Unfortunately, there was a problem–the audience. Inexperience is always pardonable, and I suppose I should be glad that many people unfamiliar with concert etiquette were nevertheless present in the hall. There is, too, a certain element of snobbism in protesting over applause between movements. But the insensitivity that allows clapping to break in on the hushed end of a work like the Shostakovich sonata before the violinist has even lifted his bow from the string is less forgivable.

It was moreover a measure of the performers’ powers of concentration that they were able to continue playing superbly even in the face of the volleys of unrestrained coughing that punctuated the music throughout the evening. As they walked off before intermission, Kavakos in particular looked deeply dispirited, as he well might. It would have been understandable if he had just gone home at that point. But he and Pace returned to give a glowingly expressive performance of Strauss’ Violin Sonata. An early piece, written when the composer was 23, it is too often dismissed by patronizing commentators as mere student work, but it displays many original touches, and played as sympathetically as this it is always a pleasure to listen to.
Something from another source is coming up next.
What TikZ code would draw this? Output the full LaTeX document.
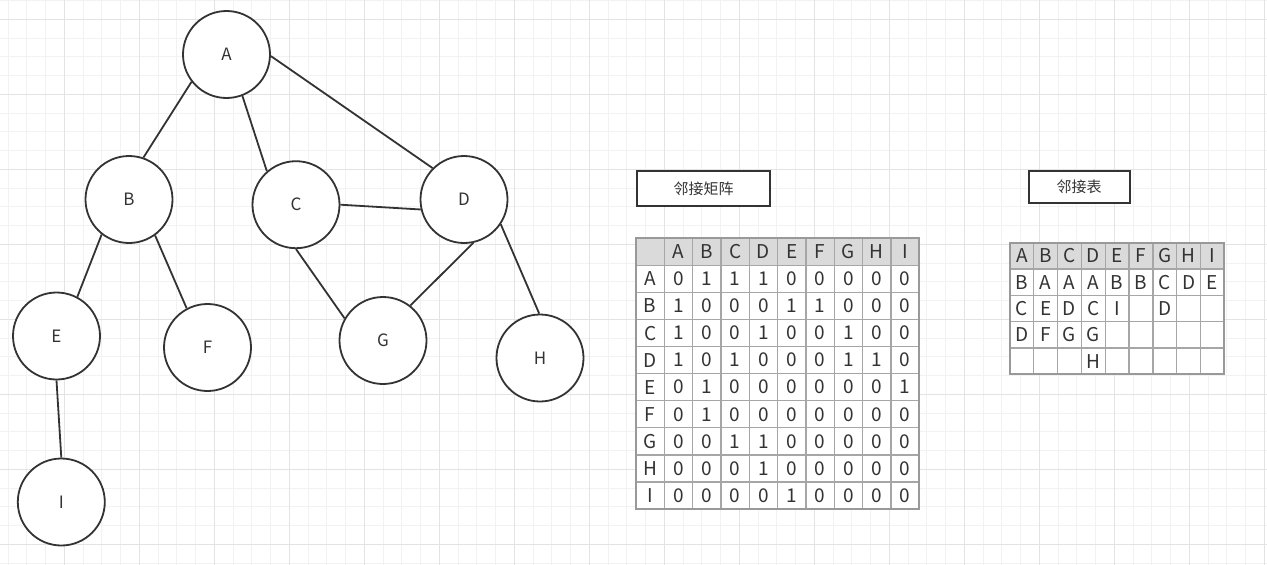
\documentclass[tikz,border=0pt]{standalone}
\usepackage{fontspec}
\setmainfont{Noto Sans CJK SC}
\definecolor{ink}{HTML}{333333}
\definecolor{gridminor}{HTML}{F2F2F2}
\definecolor{gridmajor}{HTML}{E3E3E3}
\definecolor{hdr}{HTML}{DADADA}
\definecolor{tline}{HTML}{A6A6A6}
\definecolor{tborder}{HTML}{999999}
\begin{document}
\begin{tikzpicture}[x=1pt,y=-1pt,
  vtx/.style={circle, draw=ink, line width=1.8pt, minimum size=87pt, inner sep=0pt, fill=white, text=ink, font=\fontsize{17}{20}\selectfont},
  link/.style={draw=ink, line width=1.8pt},
  cell/.style={inner sep=0pt, text=ink, font=\fontsize{19}{22}\selectfont},
  titlebox/.style={draw=ink, line width=2pt, fill=white, inner sep=0pt, text=ink, font=\fontsize{15}{18}\selectfont},
  gmin/.style={draw=gridminor, line width=1pt},
  gmaj/.style={draw=gridmajor, line width=1pt}]
\useasboundingbox (0,0) rectangle (1267,565);
\fill[white] (0,0) rectangle (1267,565);
% background grid
\foreach \i in {0,...,67} {\pgfmathsetmacro\gx{8.05+18.75*\i}\draw[gmin] (\gx,0) -- (\gx,565);}
\foreach \j in {0,...,30} {\pgfmathsetmacro\gy{0.55+18.75*\j}\draw[gmin] (0,\gy) -- (1267,\gy);}
\foreach \i in {0,...,16} {\pgfmathsetmacro\gx{64.3+75*\i}\draw[gmaj] (\gx,0) -- (\gx,565);}
\foreach \j in {0,...,7} {\pgfmathsetmacro\gy{19.3+75*\j}\draw[gmaj] (0,\gy) -- (1267,\gy);}

% graph
\node[vtx] (A) at (226.5,54.5) {A};
\node[vtx] (B) at (129,199.5) {B};
\node[vtx] (C) at (296,204.7) {C};
\node[vtx] (D) at (464,199.5) {D};
\node[vtx] (E) at (56.5,336) {E};
\node[vtx] (F) at (207.5,347.5) {F};
\node[vtx] (G) at (383,340.5) {G};
\node[vtx] (H) at (540,358) {H};
\node[vtx] (I) at (61.3,502) {I};
\draw[link] (A.218) -- (B.71);
\draw[link] (A.-69) -- (C.131);
\draw[link] (A.-2) -- (D.135);
\draw[link] (B.232) -- (E.62);
\draw[link] (B.-54) -- (F.118);
\draw[link] (C.0) -- (D.193);
\draw[link] (C.-90) -- (G.150);
\draw[link] (D.-78) -- (G.52);
\draw[link] (D.-34) -- (H.91);
\draw[link] (E.-90) -- (I.90);

% titles
\node[titlebox, minimum width=133pt, minimum height=34.7pt] (t1) at (703.5,188.35) {邻接矩阵};
\node[titlebox, minimum width=101pt, minimum height=32pt] (t2) at (1079.2,187) {邻接表};

% adjacency matrix
\fill[white] (636,238.3) rectangle (919.3,509);
\fill[hdr] (636,238.3) rectangle (919.3,265.37);
\foreach \k in {1,...,9} {
  \draw[tline, line width=1.3pt] ({636+28.33*\k},238.3) -- ({636+28.33*\k},509);
  \draw[tline, line width=1.3pt] (636,{238.3+27.07*\k}) -- (919.3,{238.3+27.07*\k});
}
\draw[tborder, line width=2pt] (636,238.3) rectangle (919.3,509);
\foreach \row [count=\r from 0] in {
  {{},A,B,C,D,E,F,G,H,I},
  {A,0,1,1,1,0,0,0,0,0},
  {B,1,0,0,0,1,1,0,0,0},
  {C,1,0,0,1,0,0,1,0,0},
  {D,1,0,1,0,0,0,1,1,0},
  {E,0,1,0,0,0,0,0,0,1},
  {F,0,1,0,0,0,0,0,0,0},
  {G,0,0,1,1,0,0,0,0,0},
  {H,0,0,0,1,0,0,0,0,0},
  {I,0,0,0,0,1,0,0,0,0}} {
  \foreach \cellv [count=\c from 0] in \row {
    \node[cell] (m-\r-\c) at ({636+28.33*(\c+0.5)},{238.3+27.07*(\r+0.5)}) {\cellv};
  }
}

% adjacency list
\fill[white] (1010,242.7) rectangle (1224.3,374.3);
\fill[hdr] (1010,242.7) rectangle (1224.3,269.03);
\foreach \k in {1,...,8} {
  \draw[tline, line width=1.3pt] ({1010+23.81*\k},242.7) -- ({1010+23.81*\k},374.3);
}
\foreach \k in {1,...,4} {
  \draw[tline, line width=1.3pt] (1010,{242.7+26.33*\k}) -- (1224.3,{242.7+26.33*\k});
}
\draw[tborder, line width=2pt] (1010,242.7) rectangle (1224.3,374.3);
\foreach \row [count=\r from 0] in {
  {A,B,C,D,E,F,G,H,I},
  {B,A,A,A,B,B,C,D,E},
  {C,E,D,C,I,{},D,{},{}},
  {D,F,G,G,{},{},{},{},{}},
  {{},{},{},H,{},{},{},{},{}}} {
  \foreach \cellv [count=\c from 0] in \row {
    \node[cell] (l-\r-\c) at ({1010+23.81*(\c+0.5)},{242.7+26.33*(\r+0.5)}) {\cellv};
  }
}
\end{tikzpicture}
\end{document}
Maybe the beginners in the audience were learning–at any rate, there was much less inter-movement clapping during the second half of the program. And presumably cheered up by this, the players gave an entertaining and unfamiliar encore in the shape of the Burla from Max Reger’s set of violin-and-piano pieces, Op. 79d.

The evening ended, then, on a happy note. It’s only regrettable that the Shostakovich performance was so badly damaged by extraneous factors. I hope that the experience will not deter this wonderful Greek violinist and his gifted Italian colleague from coming to play for us again.